Abstract
Walking through Mohammad Mahmoud Street in Cairo—the artery between Tahrir Square and the presidential palace—is like walking through the halls of a contemporary art museum. The visitor walks slowly contemplating this public and outdoor exhibition space that showcases numerous artists' graffiti and mural art. The exhibition is busy with color, overlapping works, and messages of dissent, pain, and encouragement. At times, the feeling can get overwhelming as the viewer begins to feel small amongst the vastness and complexity of layers of conversations that have taken place on these walls over the past three years. In this paper, I argue that the art on the walls of Mohammad Mahmoud Street produce alternative narratives of the Egyptian Arab Spring that make visible the experiences, contributions, and critiques of minoritarian subjects left out of dominant accounts. These walls are sites where artists negotiate their intersecting social geographies through conversations they have with the city and each other by leaving their marks on these public spaces. The works are the artists' ways of interrupting local patriarchal systems of governance, and of shifting transnational politics of race, gender, and sexuality. Researching this work is significant to understand and articulate Cairo's artists' affective forms of claiming and reforming their citizenship in a moment of social and political change.
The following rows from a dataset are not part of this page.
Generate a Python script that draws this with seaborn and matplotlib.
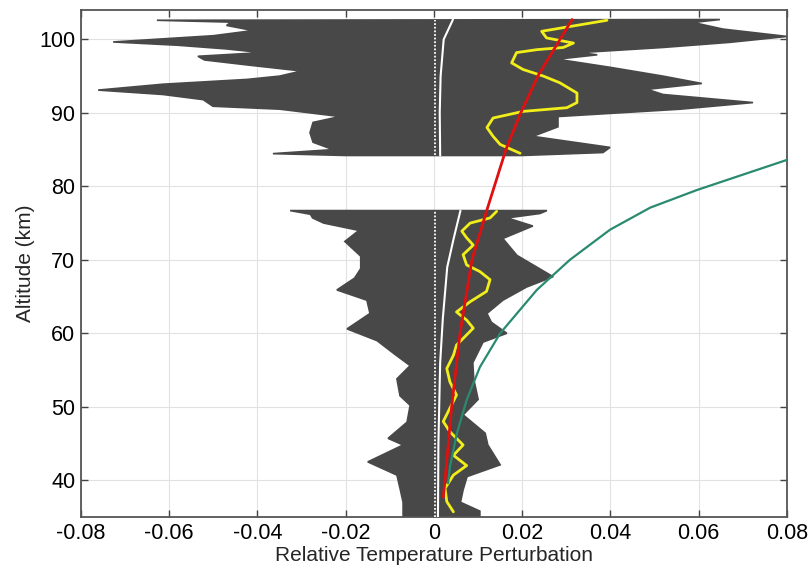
import matplotlib
matplotlib.use("Agg")
import matplotlib.pyplot as plt
import seaborn as sns

# gray envelope of the individual perturbation profiles
upper_left_alt = [102.6, 102.35, 101.9, 101.2, 100.5, 99.65, 99.2, 98.7, 98.2, 97.7, 97.2, 96.5,
                  95.7, 95.0, 94.55, 93.9, 93.1, 92.5, 91.8, 90.9, 90.5, 89.5, 88.7, 87.3,
                  86.0, 85.0, 84.45, 84.2]
upper_left_x = [-0.0628, -0.046, -0.047, -0.041, -0.050, -0.0727, -0.058, -0.047, -0.039, -0.0535,
                -0.052, -0.042, -0.030, -0.035, -0.0424, -0.0614, -0.0761, -0.0614, -0.0523,
                -0.0501, -0.0349, -0.0213, -0.0274, -0.0281, -0.0274, -0.0229, -0.0365, -0.020]
upper_right_alt = [102.7, 102.3, 101.4, 100.4, 99.6, 98.9, 98.2, 97.9, 97.3, 96.2, 95.0, 94.0,
                   93.2, 92.5, 91.4, 90.5, 89.5, 88.1, 86.8, 85.3, 84.6, 84.2]
upper_right_x = [0.0648, 0.0587, 0.0655, 0.0800, 0.0671, 0.0519, 0.033, 0.037, 0.0279, 0.0399,
                 0.0519, 0.0607, 0.0483, 0.0519, 0.0723, 0.0558, 0.0281, 0.0281, 0.0224,
                 0.0399, 0.0383, 0.020]

lower_left_alt = [76.7, 76.2, 75.7, 75.0, 74.0, 72.5, 70.5, 68.8, 67.5, 65.9, 64.5, 62.7, 60.6,
                  59.0, 57.2, 55.6, 53.8, 51.5, 50.2, 47.9, 45.7, 44.8, 42.5, 40.7, 38.9, 37.0, 35.0]
lower_left_x = [-0.0326, -0.028, -0.0275, -0.025, -0.017, -0.0202, -0.0166, -0.0166, -0.018,
                -0.0220, -0.0152, -0.0145, -0.0197, -0.0129, -0.009, -0.0054, -0.0084, -0.0077,
                -0.0054, -0.0061, -0.0104, -0.0070, -0.0150, -0.0084, -0.0077, -0.0070, -0.0070]
lower_right_alt = [76.7, 76.3, 75.7, 74.6, 72.9, 70.6, 67.7, 66.3, 64.5, 62.7, 61.5, 60.0, 58.8,
                   56.0, 53.8, 51.0, 48.9, 46.4, 44.8, 42.1, 40.5, 38.7, 37.0, 35.8, 35.0]
lower_right_x = [0.0256, 0.0240, 0.0166, 0.0224, 0.0156, 0.0188, 0.027, 0.0210, 0.0156, 0.0120,
                 0.013, 0.0165, 0.0111, 0.0088, 0.0090, 0.0100, 0.0066, 0.0116, 0.0122, 0.0150,
                 0.0075, 0.0066, 0.0060, 0.0104, 0.0104]

# mean profiles (white)
white_up_alt = [84.2, 90.0, 95.0, 100.0, 102.7]
white_up_x = [0.0014, 0.0013, 0.0015, 0.0022, 0.0043]
white_lo_alt = [35.0, 45.0, 56.0, 62.0, 69.0, 73.0, 76.7]
white_lo_x = [0.0009, 0.0010, 0.0014, 0.0020, 0.0030, 0.0045, 0.0060]

# yellow profile
yellow_up_alt = [84.5, 85.7, 86.8, 88.0, 89.3, 90.2, 90.7, 91.4, 92.7, 94.1, 95.0, 95.9, 96.8,
                 98.2, 98.6, 98.9, 99.5, 100.2, 101.1, 102.6]
yellow_up_x = [0.0195, 0.0150, 0.0134, 0.0120, 0.0134, 0.0202, 0.0301, 0.0324, 0.0324, 0.0285,
               0.0248, 0.0202, 0.0176, 0.0187, 0.0233, 0.0293, 0.0316, 0.0255, 0.0244, 0.0392]
yellow_lo_alt = [35.7, 37.1, 38.9, 40.7, 42.0, 43.4, 44.8, 46.6, 48.0, 51.6, 53.4, 55.2, 57.0,
                 58.4, 59.3, 60.7, 61.8, 62.9, 64.3, 65.7, 67.3, 68.4, 69.3, 70.7, 72.0, 73.0,
                 73.9, 75.0, 75.7, 76.6]
yellow_lo_x = [0.0044, 0.0029, 0.0025, 0.0044, 0.0074, 0.0044, 0.0066, 0.0036, 0.0021, 0.0051,
               0.0036, 0.0029, 0.0044, 0.0051, 0.0066, 0.0089, 0.0074, 0.0051, 0.0082, 0.0119,
               0.0127, 0.0104, 0.0074, 0.0066, 0.0089, 0.0074, 0.0063, 0.0082, 0.0127, 0.0142]

# red and teal reference curves
red_alt = [37.7, 40, 50, 60, 70, 76.8, 85, 89.8, 95.2, 102.7]
red_x = [0.0021, 0.0025, 0.0040, 0.0059, 0.0086, 0.0120, 0.0163, 0.0195, 0.0237, 0.0313]
teal_alt = [39.6, 41.8, 46.4, 50.9, 55.4, 60.0, 65.9, 70.0, 74.1, 77.1, 79.5, 83.6]
teal_x = [0.0032, 0.0036, 0.0052, 0.0074, 0.0104, 0.0150, 0.0233, 0.0308, 0.0399, 0.0490,
          0.0596, 0.0800]

x_ticks = [-0.08, -0.06, -0.04, -0.02, 0, 0.02, 0.04, 0.06, 0.08]
x_ticklabels = ["-0.08", "-0.06", "-0.04", "-0.02", "0", "0.02", "0.04", "0.06", "0.08"]
y_ticks = [40, 50, 60, 70, 80, 90, 100]

sns.set_theme(style="whitegrid")
plt.rcParams["font.family"] = ["Liberation Sans", "DejaVu Sans"]
plt.rcParams["axes.unicode_minus"] = False

fig = plt.figure(figsize=(8.09, 5.71), dpi=100)
ax = fig.add_axes([0.1001, 0.0946, 0.8727, 0.8879])
ax.set_facecolor("white")

gray = "#484848"
for l_alt, l_x, r_alt, r_x in [
    (upper_left_alt, upper_left_x, upper_right_alt, upper_right_x),
    (lower_left_alt, lower_left_x, lower_right_alt, lower_right_x),
]:
    # right edge top -> bottom, then left edge bottom -> top
    px = list(r_x) + list(l_x)[::-1]
    py = list(r_alt) + list(l_alt)[::-1]
    ax.fill(px, py, color=gray, edgecolor=gray, linewidth=1.2, zorder=2)

# dotted zero line
for lo, hi in [(35, 76.7), (84.2, 102.7)]:
    ax.plot([0.0002, 0.0002], [lo, hi], color="white", linestyle=(0, (1, 1)), linewidth=1.3, zorder=3)

kw = dict(sort=False, estimator=None, ax=ax, legend=False)
sns.lineplot(x=white_up_x, y=white_up_alt, color="white", linewidth=1.5, zorder=4, **kw)
sns.lineplot(x=white_lo_x, y=white_lo_alt, color="white", linewidth=1.5, zorder=4, **kw)
sns.lineplot(x=yellow_up_x, y=yellow_up_alt, color="#f2ee1a", linewidth=2.0, zorder=5, **kw)
sns.lineplot(x=yellow_lo_x, y=yellow_lo_alt, color="#f2ee1a", linewidth=2.0, zorder=5, **kw)
sns.lineplot(x=red_x, y=red_alt, color="#e01010", linewidth=2.0, zorder=6, **kw)
sns.lineplot(x=teal_x, y=teal_alt, color="#2a8a70", linewidth=1.6, zorder=6, **kw)

ax.set_xlim(-0.08, 0.08)
ax.set_ylim(35, 104)
ax.set_xticks(x_ticks)
ax.set_xticklabels(x_ticklabels)
ax.set_yticks(y_ticks)
ax.grid(True, color="#e2e2e2", linewidth=0.8)
ax.set_axisbelow(True)
ax.tick_params(direction="in", length=5, width=1, colors="#444444", labelcolor="black",
               labelsize=15.5, pad=4, top=True, right=True, bottom=True, left=True)
for s in ax.spines.values():
    s.set_visible(True)
    s.set_color("#555555")
    s.set_linewidth(1.3)
ax.set_xlabel("Relative Temperature Perturbation", fontsize=15, labelpad=2)
ax.set_ylabel("Altitude (km)", fontsize=15, labelpad=3)

fig.savefig("out.png", dpi=100)
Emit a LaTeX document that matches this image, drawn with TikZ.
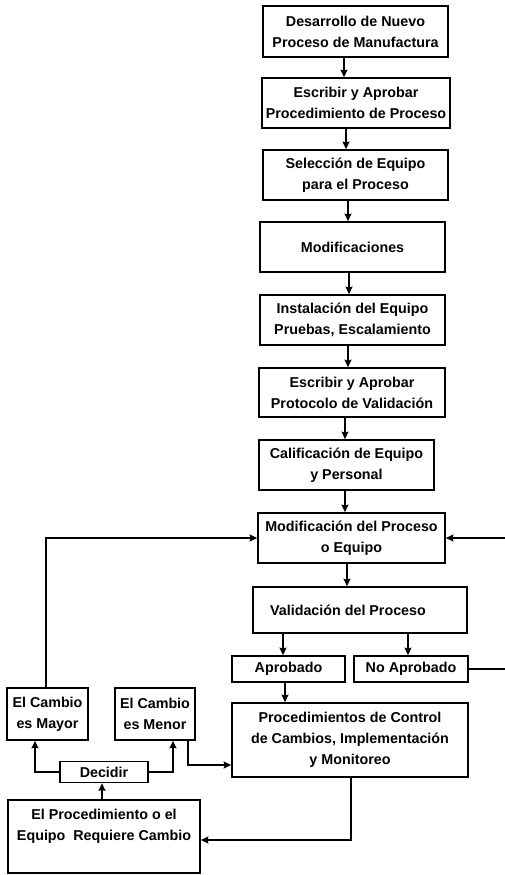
\documentclass[tikz,border=0pt]{standalone}
\usepackage{fontspec}
\setmainfont{Liberation Sans}
\usetikzlibrary{arrows.meta}
\begin{document}
\begin{tikzpicture}[x=1pt,y=-1pt,
  box/.style={draw, line width=1.7pt, rectangle, inner sep=0pt, align=center,
              font=\bfseries\fontsize{14.3}{21}\selectfont},
  link/.style={line width=1.5pt, -{Stealth[length=7.5pt,width=7pt,inset=1pt]}}]
\useasboundingbox (0,0) rectangle (505,875);

% main column of process steps
\node[box, minimum width=185pt, minimum height=51pt] (b1) at (355.5,31.5) {Desarrollo de Nuevo\\Proceso de Manufactura};
\node[box, minimum width=188pt, minimum height=50pt] (b2) at (356,103) {Escribir y Aprobar\\Procedimiento de Proceso};
\node[box, minimum width=185pt, minimum height=50pt] (b3) at (355.5,175) {Selección de Equipo\\para el Proceso};
\node[box, minimum width=185pt, minimum height=50pt] (b4) at (352.5,247) {Modificaciones};
\node[box, minimum width=185pt, minimum height=50pt] (b5) at (352.5,320) {Instalación del Equipo\\Pruebas, Escalamiento};
\node[box, minimum width=186pt, minimum height=49pt] (b6) at (352,392.5) {Escribir y Aprobar\\Protocolo de Validación};
\node[box, minimum width=175pt, minimum height=50pt] (b7) at (346.5,465) {Calificación de Equipo\\y Personal};
\node[box, minimum width=187pt, minimum height=50pt] (b8) at (351.5,538) {Modificación del Proceso\\o Equipo};
\node[box, minimum width=214pt, minimum height=46pt] (b9) at (360,610) {Validación del Proceso\hspace*{24pt}};

% outcome of the validation
\node[box, minimum width=113pt, minimum height=26pt] (ap) at (288.5,669) {Aprobado};
\node[box, minimum width=114pt, minimum height=26pt] (na) at (411,669) {No Aprobado};
\node[box, minimum width=236pt, minimum height=74pt] (pc) at (350,740) {Procedimientos de Control\\de Cambios, Implementación\\y Monitoreo};

% change-control loop
\node[box, minimum width=81pt, minimum height=52pt] (my) at (47.5,714) {El Cambio\\es Mayor};
\node[box, minimum width=80pt, minimum height=52pt] (mn) at (155,714) {El Cambio\\es Menor};
\node[box, minimum width=88pt, minimum height=21pt] (dc) at (104,772) {Decidir};
\node[box, minimum width=192pt, minimum height=73pt] (rq) at (104,836.5) {El Procedimiento o el\\Equipo\ \ Requiere Cambio\\[3pt]};

% vertical links down the main column
\coordinate (c12) at (344,0);
\coordinate (c23) at (346,0);
\coordinate (c34) at (348,0);
\coordinate (c45) at (349,0);
\coordinate (c56) at (348,0);
\coordinate (c67) at (345,0);
\coordinate (c78) at (345,0);
\coordinate (c89) at (347,0);
\draw[link] (b1.south -| c12) -- (b2.north -| c12);
\draw[link] (b2.south -| c23) -- (b3.north -| c23);
\draw[link] (b3.south -| c34) -- (b4.north -| c34);
\draw[link] (b4.south -| c45) -- (b5.north -| c45);
\draw[link] (b5.south -| c56) -- (b6.north -| c56);
\draw[link] (b6.south -| c67) -- (b7.north -| c67);
\draw[link] (b7.south -| c78) -- (b8.north -| c78);
\draw[link] (b8.south -| c89) -- (b9.north -| c89);

% validation branches
\coordinate (cap) at (283,0);
\coordinate (cna) at (408,0);
\coordinate (cpc) at (285,0);
\draw[link] (b9.south -| cap) -- (ap.north -| cap);
\draw[link] (b9.south -| cna) -- (na.north -| cna);
\draw[link] (ap.south -| cpc) -- (pc.north -| cpc);

% rejected: back to the modification step from the right
\coordinate (rgt) at (507,0);
\draw[link] (na.east) -- (na.east -| rgt) -- (b8.east -| rgt) -- (b8.east);

% monitoring leads to a change request
\coordinate (pcx) at (351,840);
\draw[link] (pc.south -| pcx) -- (pcx) -- (rq.east |- pcx);
\coordinate (rdx) at (102,0);
\draw[link] (rq.north -| rdx) -- (dc.south -| rdx);

% decision between major and minor change
\coordinate (dmy) at (35,0);
\coordinate (dmn) at (173,0);
\draw[link] (dc.west) -| (my.south -| dmy);
\draw[link] (dc.east) -| (mn.south -| dmn);

% minor change goes to change control, major change back to modification
\coordinate (mnx) at (188,765);
\draw[link] (mn.south -| mnx) -- (mnx) -- (pc.west |- mnx);
\coordinate (myx) at (46,538);
\draw[link] (my.north -| myx) -- (myx) -- (b8.west);
\end{tikzpicture}
\end{document}
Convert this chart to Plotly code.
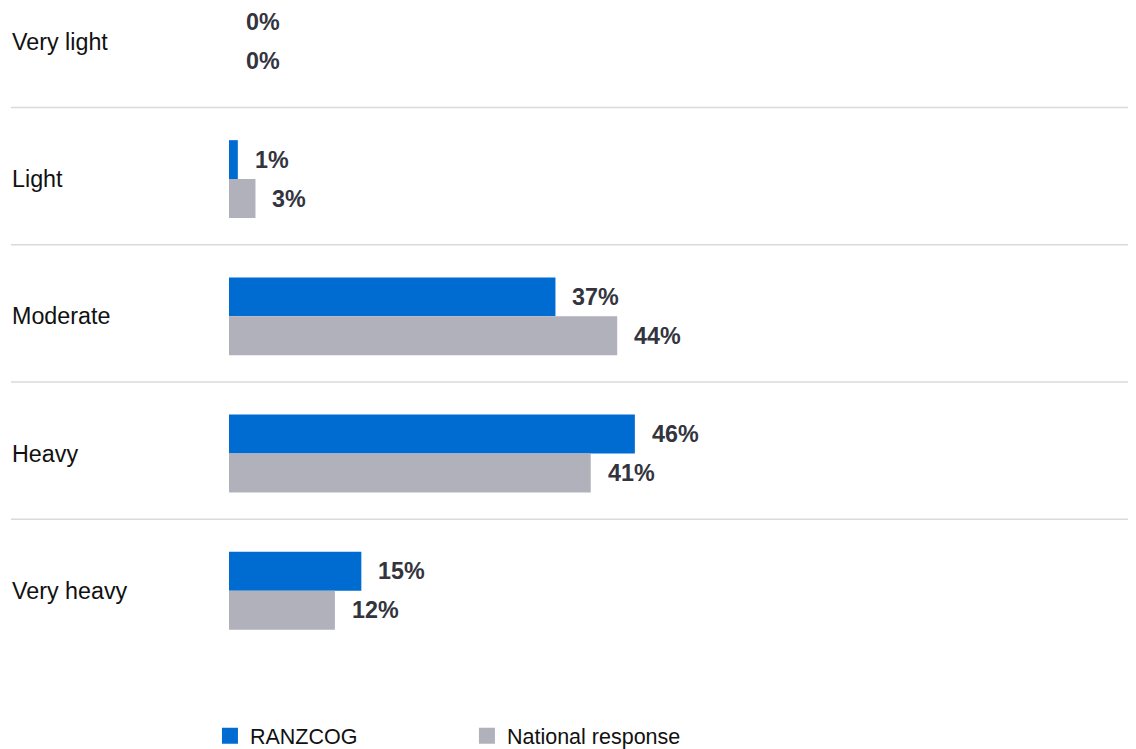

In order to unpack the arguments above, I focus on the works of two Egyptian graffiti groups, Graffiti Harimi and Women on Walls, as well as the artist Bahia Shehab. I ask: What kind of public archive are these artists creating? How does it differ from other narratives and records of the Spring? How do these artists' works gender and class the revolution? And how does their graffiti, as acts of historicizing and imagining the revolution, shape the social geography of Cairo at this moment of political transition? I historicize the artists’ work from the beginning of the Arab Spring in Egypt until today and contextualize the narratives through close-readings of the art works and relating them to events in the revolution. Finally, I theorize the work by reflecting on it through feminist theories of centering the subaltern subject and writing history from that vantage point, which reveals a process of artists' negotiating their subjectivity as citizens during a moment of transition.